Fleet-average emissions is a measure of the average type-approval CO2 emissions, in g/km under the Worldwide harmonized Light vehicles Test Cycle (WLTC), in a given region in a given year. A number that shrinks over time can be an indicator of more EVs being sold, but this is also a measure of how much cleaner internal combustion engine (ICE) vehicles are becoming. Even the very last generation of ICE vehicles is likely to remain on the roads for decades to come, and manufacturers need to continue to adopt more advanced technologies to reduce CO2 emissions and improve fuel efficiency beyond just EVs. And while the Automobile Trends Report from the U.S. Environmental Protection Agency found that fleet-average CO2 emissions decreased in the United States in 2021, it also highlighted that the share of larger vehicles like trucks and SUVs increased; this had a dampening effect on the fleet-wide emissions benefits that might have otherwise been achieved if more fuel-efficient vehicles had been a larger share of the market. This is reflected in the figure below, where we can see that despite EV sales doubling in the United States from 2020 to 2021, fleet-average CO2 emissions dropped by only 1 g/km. At 189 g/km average across the U.S. fleet, emissions are significantly higher than the fleets in China and Europe at 149 g/km and 119 g/km, respectively. Looking across the three markets, the United States had the highest absolute emissions level in 2020 and the smallest reduction from 2020 to 2021.

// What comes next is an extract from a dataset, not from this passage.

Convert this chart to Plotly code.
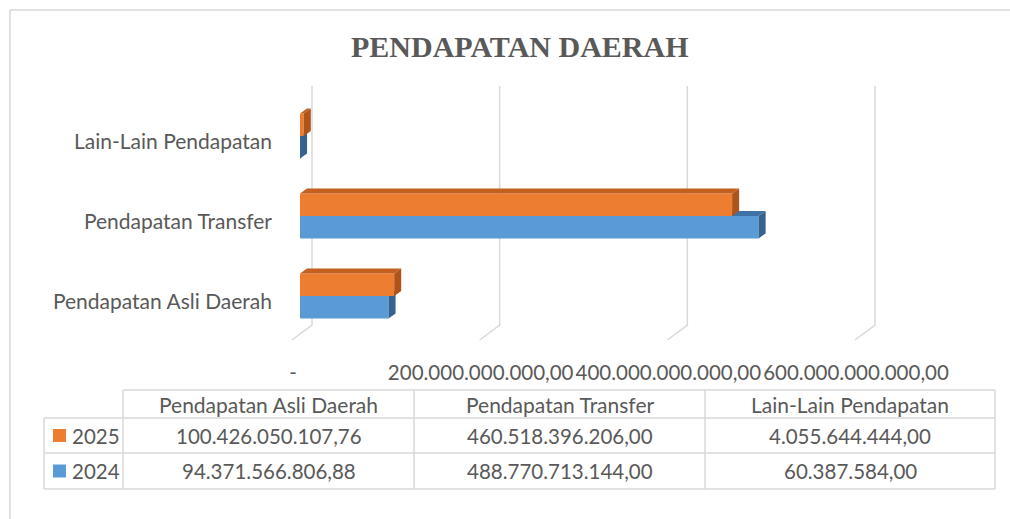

All of this said, the story doesn’t end in 2021. While the United States is lagging compared to China and Europe, there’s a big opportunity to catch up in the form of the Inflation Reduction Act (IRA), which became law last summer. This is a $370 billion investment package intended to strengthen U.S. leadership in clean energy and it seeks to support vehicle electrification in particular through increased domestic production and consumer incentives. Recent analysis by the ICCT and Energy Innovation estimated that the combined effects from IRA incentives, declining manufacturing costs, and adoption of state policies could result in an EV sales share of between 48% and 61% for LDVs in the United States by 2030.
That range for sales share is a lot bigger than the 4.8% above, but ICCT’s recent global modeling assessment shows that EVs must be at least 67% of new passenger vehicle sales in the United States by 2030 to meet Paris Agreement climate goals. In addition to the IRA, aligning the upcoming light-duty vehicle greenhouse gas (GHG) emission standard for vehicles sold from 2027 onward with those climate goals will be key, as explained in this blog post.
The global EV market is dynamic and ever-changing. As recent policy developments begin to have an impact, the United States can make up for lost time and fast track its EV transition. Time, and the numbers, will tell.